What I want to be able to do is sell a big idea, live off the proceeds for six months and then sell another idea and live off the proceeds for six months. In other words, swan! Fill my life full of friends and writing and philanthropic works and leave behind that 9-5.

Fruitlessly have I therefore trawled the internet looking for a UK agency operating in roughly the same genre as an author's agent - ie the writer does the writing and the agent does the selling. Only with my model the agent wins a percentage of any idea sold. Even this in itself, I am told, is a great business idea and I should do it. They seem to have such in the States, but not the UK, unless they are known by some completely other name here. Though of course there are greater complications involved in selling intellectual copyright and obtaining patents and manufacturing and distribution contracts, not to mention the market research that an idea might need to prove it had legs. Perhaps I should pitch this to the BBC as the next generation 'Dragon's Den'!

Currently I am badgering every politician with anything to do with Education with a wholly new concept in University education to breathe new life into it for the future (the current system of the 3 year degree being unsustainable in the long term for multifarious reasons.)

All thoughts and feedback gratefully appreciated, dear blogmates. Or perhaps you have a thwarted dream you care to share.

8 comments:

Wisewebwoman said...

Are there any venture capitalists left out there I wonder?
I would deal with them in the good old economic days, bored millionaires ready to invest in all sorts of ideas, some dodgy, some not.
But always willing to rouse themselves from the inertia of adding up their monthly dividends and interest revenue and "get involved" with people like you - marrying the entreprenurial idea to the manufacturer, with the loot officiating at the ceremony....
Find yourself a VC is what I say, Laura.
XO
WWW

Steve said...

If they have the right people in the US why not chance your arm there? With the internet you needn't ever fork out for a plane ticket...

Nota Bene said...

Just tell me all about your ideas...I'll sort them out. I'm very trustworthy. Really I am. Just hand them over.

The Sagittarian said...

You'll ne needing an erstwhile secretary then...I'm on my way! (ooh, my WV for this is 'conarse'...not sure what to make of that!!)

Rol said...

Sadly, all my dreams are thwarted.

I'm beginning to think that's intrinsic to the very nature of dreams...

John Eckersley said...

Here's one of my recent ideas - you know those wheely cases that seem really popular and almost certainly contain laptops and iPhones? How about building a phone/laptop charger into them, powered by the furiously turning wheels as they are dragged about by pseudo important middle managers? The biggest problem is that it's costly to patent inventions, and as James Dyson found to his cost, big companies may feel they can simply steal your ideas and put you out of business before you can do anythng about it, patent or not. As for "ideas" you're on shakier ground assserting your intellectual property rights there unfortunately I reckon.

John Eckersley said...

By the way - speaking as a bloke who has to tolerate getting regular reprimands for being innatentive, easily distracted, lazy and immature at work (I've had to apologise several times in the last two weeks) I feel I've never been cut out for traditional work either.

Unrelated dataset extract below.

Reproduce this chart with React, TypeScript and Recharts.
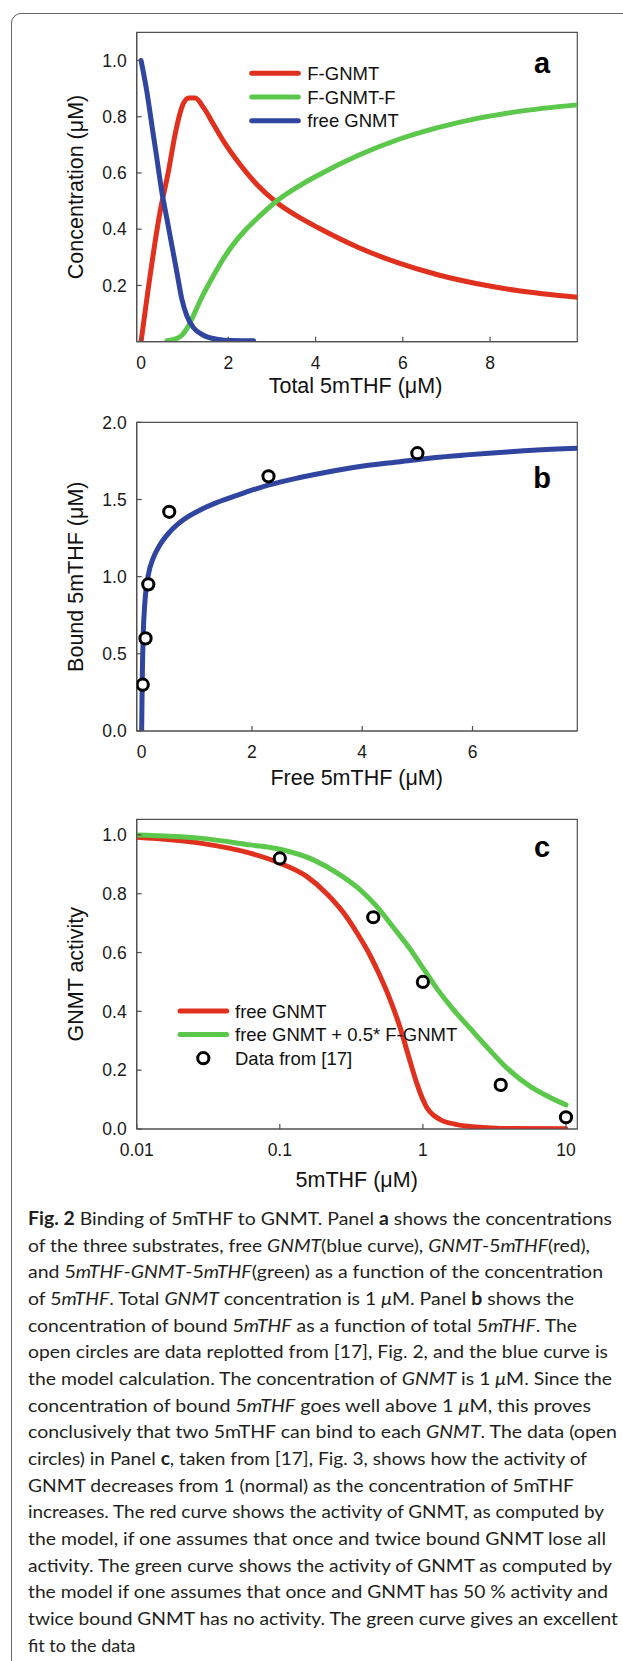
import React from 'react';
import { ComposedChart, Line, Scatter, XAxis, YAxis, ReferenceArea, Legend } from 'recharts';

// ---------- colours & fonts ----------
const RED = '#e0301e';
const GREEN = '#5cc84b';
const BLUE = '#2f45a0';
const AXIS = '#505050';
const FONT = '"Liberation Sans", Arial, Helvetica, sans-serif';

// ---------- panel a data ----------
const aTicksX = [0, 2, 4, 6, 8];
const aTicksY = [0.2, 0.4, 0.6, 0.8, 1.0];
const aFreeX = [0, 0.13, 0.245, 0.36, 0.475, 0.59, 0.705, 0.82, 0.934, 1.05, 1.2, 1.43, 1.74, 2.1, 2.58];
const aFreeY = [1.0, 0.892, 0.773, 0.654, 0.534, 0.439, 0.343, 0.248, 0.152, 0.092, 0.05, 0.023, 0.009, 0.004, 0.003];
const aFX = [0, 0.436, 0.628, 0.78, 0.934, 1.09, 1.24, 1.43, 1.66, 1.89, 2.27, 2.66, 3.11, 3.65, 4.06, 4.97, 5.88, 6.8, 7.71, 8.62, 10];
const aFY = [0, 0.462, 0.606, 0.737, 0.833, 0.866, 0.866, 0.833, 0.773, 0.713, 0.63, 0.558, 0.495, 0.44, 0.405, 0.336, 0.281, 0.238, 0.206, 0.182, 0.158];
const aFFX = [0.59, 0.8, 0.95, 1.1, 1.25, 1.4, 1.66, 1.97, 2.35, 2.73, 3.11, 3.65, 4.06, 4.97, 5.88, 6.8, 7.71, 8.62, 10];
const aFFY = [0.003, 0.01, 0.025, 0.06, 0.11, 0.16, 0.235, 0.315, 0.39, 0.448, 0.5, 0.556, 0.592, 0.662, 0.718, 0.761, 0.794, 0.818, 0.842];

// ---------- panel b data ----------
const bTicksX = [0, 2, 4, 6];
const bTicksY = [0, 0.5, 1.0, 1.5, 2.0];
const bCurveX = [0, 0.01, 0.03, 0.06, 0.12, 0.21, 0.33, 0.51, 0.75, 1.06, 1.36, 1.66, 1.96, 2.31, 2.87, 3.47, 4.08, 4.68, 5.29, 5.89, 6.49, 7.1, 7.9];
const bCurveY = [0, 0.32, 0.64, 0.84, 1.01, 1.12, 1.205, 1.29, 1.367, 1.432, 1.48, 1.518, 1.555, 1.594, 1.642, 1.685, 1.72, 1.745, 1.771, 1.789, 1.804, 1.819, 1.832];
const bDataX = [0.02, 0.07, 0.12, 0.5, 2.3, 5.0];
const bDataY = [0.3, 0.6, 0.95, 1.42, 1.65, 1.8];

// ---------- panel c data ----------
const cTicksX = [0.01, 0.1, 1, 10];
const cTicksY = [0, 0.2, 0.4, 0.6, 0.8, 1.0];
const cFreeX = [0.01, 0.0277, 0.062, 0.1, 0.155, 0.213, 0.279, 0.345, 0.428, 0.502, 0.59, 0.693, 0.792, 0.907, 1.0, 1.067, 1.2, 1.32, 1.73, 2.51, 3.5, 10];
const cFreeY = [0.992, 0.972, 0.938, 0.904, 0.858, 0.8, 0.735, 0.668, 0.59, 0.52, 0.44, 0.345, 0.25, 0.155, 0.1, 0.072, 0.045, 0.032, 0.015, 0.006, 0.002, 0.001];
const cHalfX = [0.01, 0.0277, 0.062, 0.1, 0.172, 0.264, 0.365, 0.477, 0.623, 0.814, 1.0, 1.25, 1.64, 2.14, 2.8, 3.87, 5.62, 7.76, 10];
const cHalfY = [1.0, 0.989, 0.966, 0.951, 0.915, 0.864, 0.813, 0.756, 0.685, 0.612, 0.548, 0.478, 0.405, 0.342, 0.279, 0.207, 0.145, 0.107, 0.082];
const cDataX = [0.1, 0.45, 1.0, 3.5, 10];
const cDataY = [0.92, 0.72, 0.5, 0.15, 0.04];

// ---------- legend labels ----------
const aLegend = [
  { name: 'F-GNMT', color: RED },
  { name: 'F-GNMT-F', color: GREEN },
  { name: 'free GNMT', color: BLUE },
];
const cLegend = [
  { name: 'free GNMT', color: RED, kind: 'line' },
  { name: 'free GNMT + 0.5* F-GNMT', color: GREEN, kind: 'line' },
  { name: 'Data from [17]', color: '#000', kind: 'circle' },
];

// ---------- caption ----------
const captionLines = [
  '*Fig. 2* Binding of 5mTHF to GNMT. Panel *a* shows the concentrations',
  'of the three substrates, free _GNMT_(blue curve), _GNMT_-5_mTHF_(red),',
  'and 5_mTHF_-_GNMT_-5_mTHF_(green) as a function of the concentration',
  'of 5_mTHF_. Total _GNMT_ concentration is 1 _\u03bc_M. Panel *b* shows the',
  'concentration of bound 5_mTHF_ as a function of total 5_mTHF_. The',
  'open circles are data replotted from [17], Fig. 2, and the blue curve is',
  'the model calculation. The concentration of _GNMT_ is 1 _\u03bc_M. Since the',
  'concentration of bound 5_mTHF_ goes well above 1 _\u03bc_M, this proves',
  'conclusively that two 5mTHF can bind to each _GNMT_. The data (open',
  'circles) in Panel *c*, taken from [17], Fig. 3, shows how the activity of',
  'GNMT decreases from 1 (normal) as the concentration of 5mTHF',
  'increases. The red curve shows the activity of GNMT, as computed by',
  'the model, if one assumes that once and twice bound GNMT lose all',
  'activity. The green curve shows the activity of GNMT as computed by',
  'the model if one assumes that once and GNMT has 50 % activity and',
  'twice bound GNMT has no activity. The green curve gives an excellent',
  'fit to the data',
];
const captionWidths = [584, 562, 575, 546, 549, 580, 584, 563, 589, 559, 546, 576, 578, 584, 580, 590, 0];

const zip = (xs: number[], ys: number[]) => xs.map((x, i) => ({ x, y: ys[i] }));

const aFree = zip(aFreeX, aFreeY);
const aF = zip(aFX, aFY);
const aFF = zip(aFFX, aFFY);
const bCurve = zip(bCurveX, bCurveY);
const bData = zip(bDataX, bDataY);
const cFree = zip(cFreeX, cFreeY);
const cHalf = zip(cHalfX, cHalfY);
const cData = zip(cDataX, cDataY);

const tickStyle = { fontSize: 17.5, fill: '#1a1a1a', fontFamily: FONT };
const titleStyle: React.CSSProperties = { fontSize: 21.5, fill: '#111', fontFamily: FONT };
const axisLine = { stroke: AXIS, strokeWidth: 1.2 };
const f1 = (v: number) => v.toFixed(1);

const Circle = (p: any) => (
  <circle cx={p.cx} cy={p.cy} r={5.6} fill="#fff" stroke="#000" strokeWidth={3} />
);

const xTitle = (text: string, cx: number, base: number) => ({
  content: () => (
    <text x={cx} y={base} textAnchor="middle" style={titleStyle}>
      {text}
    </text>
  ),
});
const yTitle = (text: string, cy: number) => ({
  content: () => (
    <text transform={`translate(75.5, ${cy}) rotate(-90)`} textAnchor="middle" dominantBaseline="central" style={titleStyle}>
      {text}
    </text>
  ),
});

const LegendA = () => (
  <svg width={200} height={76} style={{ display: 'block', overflow: 'visible' }}>
    {aLegend.map((s, i) => {
      const y = 13.3 + i * 23.7;
      return (
        <g key={s.name}>
          <line x1={6.7} x2={53.3} y1={y} y2={y} stroke={s.color} strokeWidth={5} strokeLinecap="round" />
          <text x={62.3} y={y + 6.6} style={{ fontSize: 18.5, fontFamily: FONT, fill: '#111' }}>{s.name}</text>
        </g>
      );
    })}
  </svg>
);

const LegendC = () => (
  <svg width={380} height={80} style={{ display: 'block', overflow: 'visible' }}>
    {cLegend.map((s, i) => {
      const y = 16 + i * 23.6;
      return (
        <g key={s.name}>
          {s.kind === 'line' ? (
            <line x1={10} x2={56.7} y1={y} y2={y} stroke={s.color} strokeWidth={5} strokeLinecap="round" />
          ) : (
            <circle cx={33.3} cy={y} r={5.6} fill="#fff" stroke="#000" strokeWidth={3} />
          )}
          <text x={65} y={y + 6.6} style={{ fontSize: 18.5, fontFamily: FONT, fill: '#111' }}>{s.name}</text>
        </g>
      );
    })}
  </svg>
);

const renderSegments = (line: string) =>
  line.split(/(\*[^*]+\*|_[^_]+_)/).filter((s) => s.length > 0).map((s, i) => {
    if (s.startsWith('*')) return <tspan key={i} fontWeight="bold">{s.slice(1, -1)}</tspan>;
    if (s.startsWith('_')) return <tspan key={i} fontStyle="italic">{s.slice(1, -1)}</tspan>;
    return <tspan key={i}>{s}</tspan>;
  });

const lineProps = { dot: false, isAnimationActive: false, strokeWidth: 5, strokeLinecap: 'round' as const, type: 'monotone' as const, dataKey: 'y' };

export default function App() {
  return (
    <div style={{ position: 'absolute', left: 0, top: 0, width: 623, height: 1661, overflow: 'hidden', background: '#fff' }}>
      <div style={{ position: 'absolute', left: 11, top: 13, width: 700, height: 1800, border: '1px solid #666', borderRadius: 10 }} />

      {/* Panel a */}
      <div style={{ position: 'absolute', left: 0, top: 0 }}>
        <ComposedChart width={623} height={410} margin={{ top: 32.3, right: 45.7, bottom: 18.3, left: 0 }}>
          <XAxis type="number" dataKey="x" domain={[-0.1, 10]} allowDataOverflow ticks={aTicksX} interval={0} height={50}
            tickSize={-5} tickMargin={20} axisLine={axisLine} tickLine={axisLine} tick={tickStyle}
            label={xTitle('Total 5mTHF (\u03bcM)', 355.5, 393.3)} />
          <YAxis type="number" dataKey="y" domain={[0, 1.1]} allowDataOverflow ticks={aTicksY} interval={0} width={136.7}
            tickSize={-5} tickMargin={15} axisLine={axisLine} tickLine={axisLine} tick={tickStyle} tickFormatter={f1}
            label={yTitle('Concentration (\u03bcM)', 187)} />
          <ReferenceArea x1={-0.1} x2={10} y1={0} y2={1.1} fill="none" stroke={AXIS} strokeWidth={1.2} ifOverflow="visible" />
          <Line data={aF} name="F-GNMT" stroke={RED} {...lineProps} />
          <Line data={aFF} name="F-GNMT-F" stroke={GREEN} {...lineProps} />
          <Line data={aFree} name="free GNMT" stroke={BLUE} {...lineProps} />
          <Legend verticalAlign="middle" align="center" layout="horizontal"
            wrapperStyle={{ left: 245, top: 60, width: 200, height: 76 }} content={() => <LegendA />} />
        </ComposedChart>
      </div>

      {/* Panel b */}
      <div style={{ position: 'absolute', left: 0, top: 410 }}>
        <ComposedChart width={623} height={395} margin={{ top: 12.3, right: 45.7, bottom: 24, left: 0 }}>
          <XAxis type="number" dataKey="x" domain={[-0.09, 7.9]} allowDataOverflow ticks={bTicksX} interval={0} height={50}
            tickSize={-5} tickMargin={20} axisLine={axisLine} tickLine={axisLine} tick={tickStyle}
            label={xTitle('Free 5mTHF (\u03bcM)', 356.7, 375)} />
          <YAxis type="number" dataKey="y" domain={[0, 2]} allowDataOverflow ticks={bTicksY} interval={0} width={136.7}
            tickSize={-5} tickMargin={15} axisLine={axisLine} tickLine={axisLine} tick={tickStyle} tickFormatter={f1}
            label={yTitle('Bound 5mTHF (\u03bcM)', 166.7)} />
          <ReferenceArea x1={-0.09} x2={7.9} y1={0} y2={2} fill="none" stroke={AXIS} strokeWidth={1.2} ifOverflow="visible" />
          <Line data={bCurve} name="model" stroke={BLUE} {...lineProps} />
          <Scatter data={bData} dataKey="y" name="data" shape={Circle} isAnimationActive={false} />
        </ComposedChart>
      </div>

      {/* Panel c */}
      <div style={{ position: 'absolute', left: 0, top: 805 }}>
        <ComposedChart width={623} height={400} margin={{ top: 14.3, right: 45.7, bottom: 26, left: 0 }}>
          <XAxis type="number" dataKey="x" scale="log" domain={[0.01, 12]} allowDataOverflow ticks={cTicksX} interval={0} height={50}
            tickSize={-5} tickMargin={20} axisLine={axisLine} tickLine={axisLine} tick={tickStyle}
            tickFormatter={(v: number) => String(v)}
            label={xTitle('5mTHF (\u03bcM)', 356.7, 381.7)} />
          <YAxis type="number" dataKey="y" domain={[0, 1.053]} allowDataOverflow ticks={cTicksY} interval={0} width={136.7}
            tickSize={-5} tickMargin={15} axisLine={axisLine} tickLine={axisLine} tick={tickStyle} tickFormatter={f1}
            label={yTitle('GNMT activity', 169.2)} />
          <ReferenceArea x1={0.01} x2={12} y1={0} y2={1.053} fill="none" stroke={AXIS} strokeWidth={1.2} ifOverflow="visible" />
          <Line data={cFree} name="free GNMT" stroke={RED} {...lineProps} />
          <Line data={cHalf} name="free GNMT + 0.5* F-GNMT" stroke={GREEN} {...lineProps} />
          <Scatter data={cData} dataKey="y" name="Data from [17]" shape={Circle} isAnimationActive={false} />
          <Legend verticalAlign="middle" align="center" layout="horizontal"
            wrapperStyle={{ left: 170, top: 190, width: 380, height: 80 }} content={() => <LegendC />} />
        </ComposedChart>
      </div>

      {/* panel letters and caption */}
      <svg width={623} height={1661} style={{ position: 'absolute', left: 0, top: 0, pointerEvents: 'none' }}>
        <g style={{ fontFamily: FONT, fontWeight: 'bold', fontSize: 29, fill: '#000' }}>
          <text x={542} y={72.7} textAnchor="middle">a</text>
          <text x={542} y={488.3} textAnchor="middle">b</text>
          <text x={542} y={856.7} textAnchor="middle">c</text>
        </g>
        <g style={{ fontFamily: 'Lato, "Open Sans", sans-serif', fontSize: 18, fill: '#231f20', whiteSpace: 'pre' }}>
          {captionLines.map((line, i) => (
            <text key={i} x={28} y={1225 + i * 26.67}
              {...(captionWidths[i] > 0 ? { textLength: captionWidths[i], lengthAdjust: 'spacingAndGlyphs' } : {})}>
              {renderSegments(line)}
            </text>
          ))}
        </g>
      </svg>
    </div>
  );
}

The Poet Laura-eate said...

Venture capitalists - what a capital idea WWW - I shall most certainly look into it!

Thanks Steve. The US tend to have thought of most stuff already, but I might well revisit my researches in that area.

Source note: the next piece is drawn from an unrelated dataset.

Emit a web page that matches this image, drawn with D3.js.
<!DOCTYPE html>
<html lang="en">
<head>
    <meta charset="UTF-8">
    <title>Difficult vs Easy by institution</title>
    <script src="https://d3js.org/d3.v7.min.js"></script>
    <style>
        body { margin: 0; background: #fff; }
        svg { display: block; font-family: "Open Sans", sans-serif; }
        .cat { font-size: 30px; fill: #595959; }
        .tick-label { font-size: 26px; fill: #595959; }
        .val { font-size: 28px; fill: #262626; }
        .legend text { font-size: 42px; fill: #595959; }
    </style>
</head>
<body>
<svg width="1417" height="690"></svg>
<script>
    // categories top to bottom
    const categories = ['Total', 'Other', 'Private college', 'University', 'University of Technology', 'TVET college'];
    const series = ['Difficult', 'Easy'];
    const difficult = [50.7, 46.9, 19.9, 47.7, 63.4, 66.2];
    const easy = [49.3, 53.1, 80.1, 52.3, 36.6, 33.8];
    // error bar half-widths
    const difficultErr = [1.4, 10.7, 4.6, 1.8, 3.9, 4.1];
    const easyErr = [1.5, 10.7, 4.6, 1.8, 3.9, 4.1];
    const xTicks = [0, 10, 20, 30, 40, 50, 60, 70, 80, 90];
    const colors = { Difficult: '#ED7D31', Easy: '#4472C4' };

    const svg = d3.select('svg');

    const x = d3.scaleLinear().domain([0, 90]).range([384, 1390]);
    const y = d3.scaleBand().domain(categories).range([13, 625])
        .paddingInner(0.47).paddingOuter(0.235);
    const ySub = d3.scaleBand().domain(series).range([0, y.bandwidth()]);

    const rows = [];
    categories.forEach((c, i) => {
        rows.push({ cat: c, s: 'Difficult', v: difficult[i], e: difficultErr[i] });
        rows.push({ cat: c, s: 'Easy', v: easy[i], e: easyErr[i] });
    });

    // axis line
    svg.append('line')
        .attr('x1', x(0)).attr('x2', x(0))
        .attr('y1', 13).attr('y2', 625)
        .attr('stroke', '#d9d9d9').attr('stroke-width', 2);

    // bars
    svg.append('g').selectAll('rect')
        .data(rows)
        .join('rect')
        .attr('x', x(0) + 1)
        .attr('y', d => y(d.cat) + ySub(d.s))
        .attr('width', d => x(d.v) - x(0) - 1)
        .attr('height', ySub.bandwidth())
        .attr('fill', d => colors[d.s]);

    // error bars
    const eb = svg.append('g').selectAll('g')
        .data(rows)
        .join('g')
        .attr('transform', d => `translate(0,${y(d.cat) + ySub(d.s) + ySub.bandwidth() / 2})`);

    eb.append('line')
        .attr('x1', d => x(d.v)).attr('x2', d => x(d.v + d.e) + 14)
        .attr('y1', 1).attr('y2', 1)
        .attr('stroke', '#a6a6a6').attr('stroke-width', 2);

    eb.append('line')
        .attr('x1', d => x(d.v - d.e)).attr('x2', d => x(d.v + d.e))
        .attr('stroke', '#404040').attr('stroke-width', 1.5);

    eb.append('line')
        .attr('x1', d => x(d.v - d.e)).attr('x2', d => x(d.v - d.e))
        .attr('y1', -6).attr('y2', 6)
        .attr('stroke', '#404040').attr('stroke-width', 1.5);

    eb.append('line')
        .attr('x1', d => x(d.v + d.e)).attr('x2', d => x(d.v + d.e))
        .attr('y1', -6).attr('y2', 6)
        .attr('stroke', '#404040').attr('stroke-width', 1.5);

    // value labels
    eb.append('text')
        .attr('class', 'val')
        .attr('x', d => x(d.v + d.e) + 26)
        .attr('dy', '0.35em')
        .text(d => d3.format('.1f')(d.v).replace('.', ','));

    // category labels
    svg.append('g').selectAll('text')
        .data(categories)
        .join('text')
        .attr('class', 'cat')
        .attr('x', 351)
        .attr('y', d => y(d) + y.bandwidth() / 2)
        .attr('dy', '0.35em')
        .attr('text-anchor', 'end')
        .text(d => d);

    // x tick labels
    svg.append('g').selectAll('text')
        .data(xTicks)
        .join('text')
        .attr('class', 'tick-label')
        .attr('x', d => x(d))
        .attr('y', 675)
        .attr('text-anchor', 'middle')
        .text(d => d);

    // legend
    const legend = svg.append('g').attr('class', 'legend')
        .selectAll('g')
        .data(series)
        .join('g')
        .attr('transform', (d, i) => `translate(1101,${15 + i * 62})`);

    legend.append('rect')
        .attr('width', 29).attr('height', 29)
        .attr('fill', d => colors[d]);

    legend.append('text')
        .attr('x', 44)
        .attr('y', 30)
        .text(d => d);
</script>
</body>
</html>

Ok Notabene. Send me a brown envelope full of cash and we'll talk.

Sagittarian a PA? You are too kind! No really. There is currently no salary attached and I don't even know your typing speed ;-)

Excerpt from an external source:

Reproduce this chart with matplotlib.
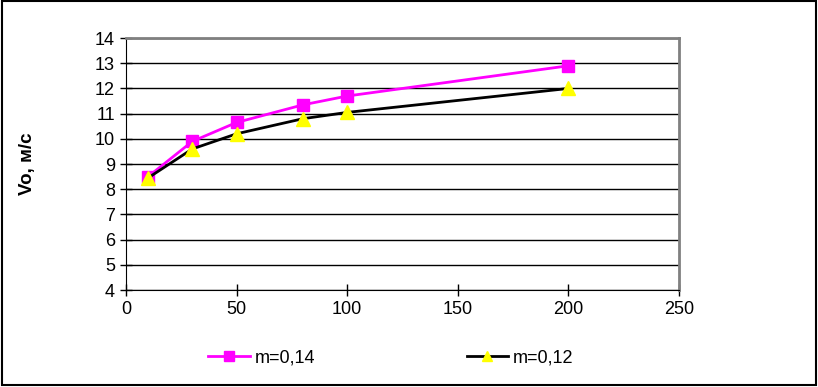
import matplotlib
matplotlib.use("Agg")
import matplotlib.pyplot as plt
from matplotlib.patches import Rectangle

plt.rcParams['font.family'] = ['Liberation Sans', 'DejaVu Sans']

x = [10, 30, 50, 80, 100, 200]
v_014 = [8.5, 9.9, 10.65, 11.35, 11.7, 12.9]
v_012 = [8.45, 9.6, 10.2, 10.8, 11.05, 12.0]
labels = ["m=0,14", "m=0,12"]

fig = plt.figure(figsize=(8.18, 3.87), dpi=100)
ax = fig.add_axes([0.154, 0.2506, 0.676, 0.651])

ax.plot(x, v_014, color='#ff00ff', lw=2, marker='s', ms=9,
        mfc='#ff00ff', mec='#ff00ff', label=labels[0], zorder=3)
ax.plot(x, v_012, color='black', lw=2, marker='^', ms=10,
        mfc='#ffff00', mec='#ffff00', label=labels[1], zorder=3)

ax.set_xlim(0, 250)
ax.set_ylim(4, 14)
ax.set_xticks(range(0, 251, 50))
ax.set_yticks(range(4, 15))
ax.yaxis.grid(True, color='black', lw=1)
ax.set_axisbelow(True)

for s in ['top', 'right']:
    ax.spines[s].set_color('#808080')
    ax.spines[s].set_linewidth(2)
ax.spines['left'].set_color('black')
ax.spines['bottom'].set_color('black')
ax.tick_params(direction='inout', length=8, width=1, labelsize=13, pad=4)

ax.set_ylabel("Vo, м/с", fontsize=13.5, fontweight='bold', labelpad=42)

fig.legend(loc='center left', bbox_to_anchor=(0.235, 0.075), ncol=2, frameon=False,
           fontsize=13, handlelength=2.3, handletextpad=0.25, columnspacing=8.4,
           markerscale=0.75)

fig.patches.append(Rectangle((0.002, 0.004), 0.995, 0.993, transform=fig.transFigure,
                             fill=False, edgecolor='black', lw=1.5))

fig.savefig("out.png", dpi=100)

Rol, you're an artist through and through.

Urko - that's a great idea re the self-charging electronic cases! Do you know anyone who might introduce you to a venture capitalst (if they still exist)? I have been sending some of my ideas to revolutionise University education to the various key figures in education this week, along with the carrot of plenty more where they came from if I can come and eat their biscuits. If all else fails, there is always the wheelie bin with the cat flap up my sleeve after all!